Copy out every record below exactly as written, but leave out any pictures.
=== LISTED RECORDS ===
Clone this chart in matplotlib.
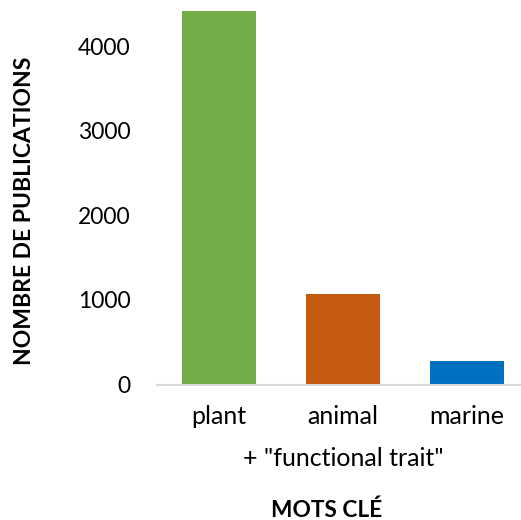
import numpy as np
import matplotlib.pyplot as plt

plt.rcParams['font.family'] = ['Lato', 'DejaVu Sans']

# données
categories = ['plant', 'animal', 'marine']
publications = [4415, 1070, 275]
couleurs = ['#70AD47', '#C55A11', '#0070C0']
yticks = [0, 1000, 2000, 3000, 4000]

W, H = 521, 520
fig = plt.figure(figsize=(W / 100, H / 100), dpi=100)
ax = fig.add_axes([157 / W, (H - 384.5) / H, 364 / W, 384.5 / H])

x = np.arange(len(categories))
ax.bar(x, publications, width=0.6, color=couleurs, zorder=2)

ax.set_xlim(-0.5, -0.5 + 364 / 124)
ax.set_ylim(0, 384.5 / 84.6 * 1000)

ax.set_yticks(yticks)
ax.set_xticks(x)
ax.set_xticklabels(categories)
ax.tick_params(axis='both', length=0, colors='black')
ax.tick_params(axis='y', pad=19, labelsize=16.5)
ax.tick_params(axis='x', pad=15, labelsize=18)

for s in ['top', 'right', 'left']:
    ax.spines[s].set_visible(False)
ax.spines['bottom'].set_color('#D9D9D9')
ax.spines['bottom'].set_linewidth(1.5)
ax.spines['bottom'].set_zorder(3)

fig.text(343 / W, 1 - 458 / H, '+ "functional trait"', ha='center', va='center', fontsize=18)
fig.text(327 / W, 1 - 510 / H, 'MOTS CLÉ', ha='center', va='center', fontsize=16.3, fontweight='bold')
fig.text(25 / W, 1 - 211 / H, 'NOMBRE DE PUBLICATIONS', ha='center', va='center',
         rotation=90, fontsize=16.5, fontweight='bold')

fig.savefig('out.png', dpi=100)
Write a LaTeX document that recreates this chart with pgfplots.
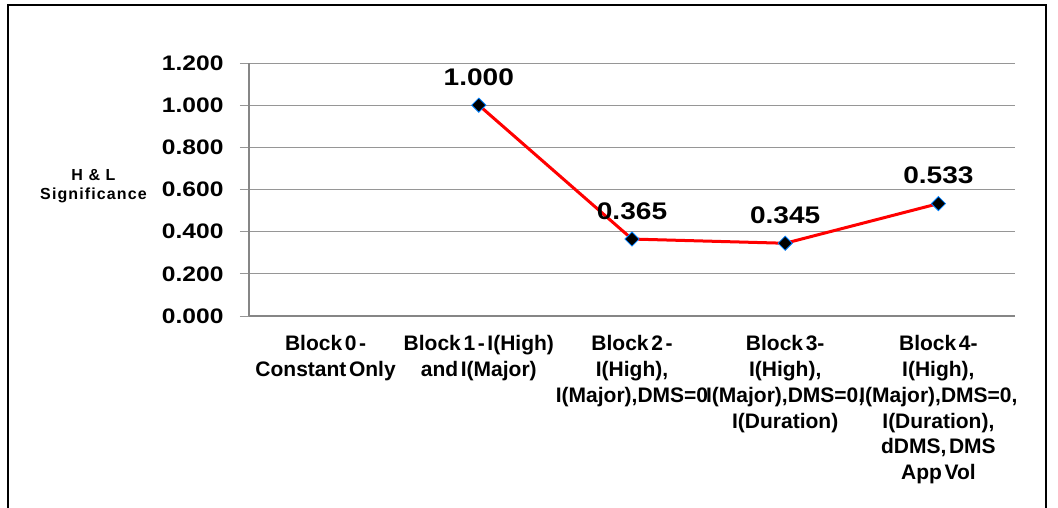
===
■ WRITTEN RESPONSE:
Clone this chart in matplotlib.
import numpy as np
import matplotlib.pyplot as plt

plt.rcParams['font.family'] = ['Lato', 'DejaVu Sans']

# données
categories = ['plant', 'animal', 'marine']
publications = [4415, 1070, 275]
couleurs = ['#70AD47', '#C55A11', '#0070C0']
yticks = [0, 1000, 2000, 3000, 4000]

W, H = 521, 520
fig = plt.figure(figsize=(W / 100, H / 100), dpi=100)
ax = fig.add_axes([157 / W, (H - 384.5) / H, 364 / W, 384.5 / H])

x = np.arange(len(categories))
ax.bar(x, publications, width=0.6, color=couleurs, zorder=2)

ax.set_xlim(-0.5, -0.5 + 364 / 124)
ax.set_ylim(0, 384.5 / 84.6 * 1000)

ax.set_yticks(yticks)
ax.set_xticks(x)
ax.set_xticklabels(categories)
ax.tick_params(axis='both', length=0, colors='black')
ax.tick_params(axis='y', pad=19, labelsize=16.5)
ax.tick_params(axis='x', pad=15, labelsize=18)

for s in ['top', 'right', 'left']:
    ax.spines[s].set_visible(False)
ax.spines['bottom'].set_color('#D9D9D9')
ax.spines['bottom'].set_linewidth(1.5)
ax.spines['bottom'].set_zorder(3)

fig.text(343 / W, 1 - 458 / H, '+ "functional trait"', ha='center', va='center', fontsize=18)
fig.text(327 / W, 1 - 510 / H, 'MOTS CLÉ', ha='center', va='center', fontsize=16.3, fontweight='bold')
fig.text(25 / W, 1 - 211 / H, 'NOMBRE DE PUBLICATIONS', ha='center', va='center',
         rotation=90, fontsize=16.5, fontweight='bold')

fig.savefig('out.png', dpi=100)
Write a LaTeX document that recreates this chart with pgfplots.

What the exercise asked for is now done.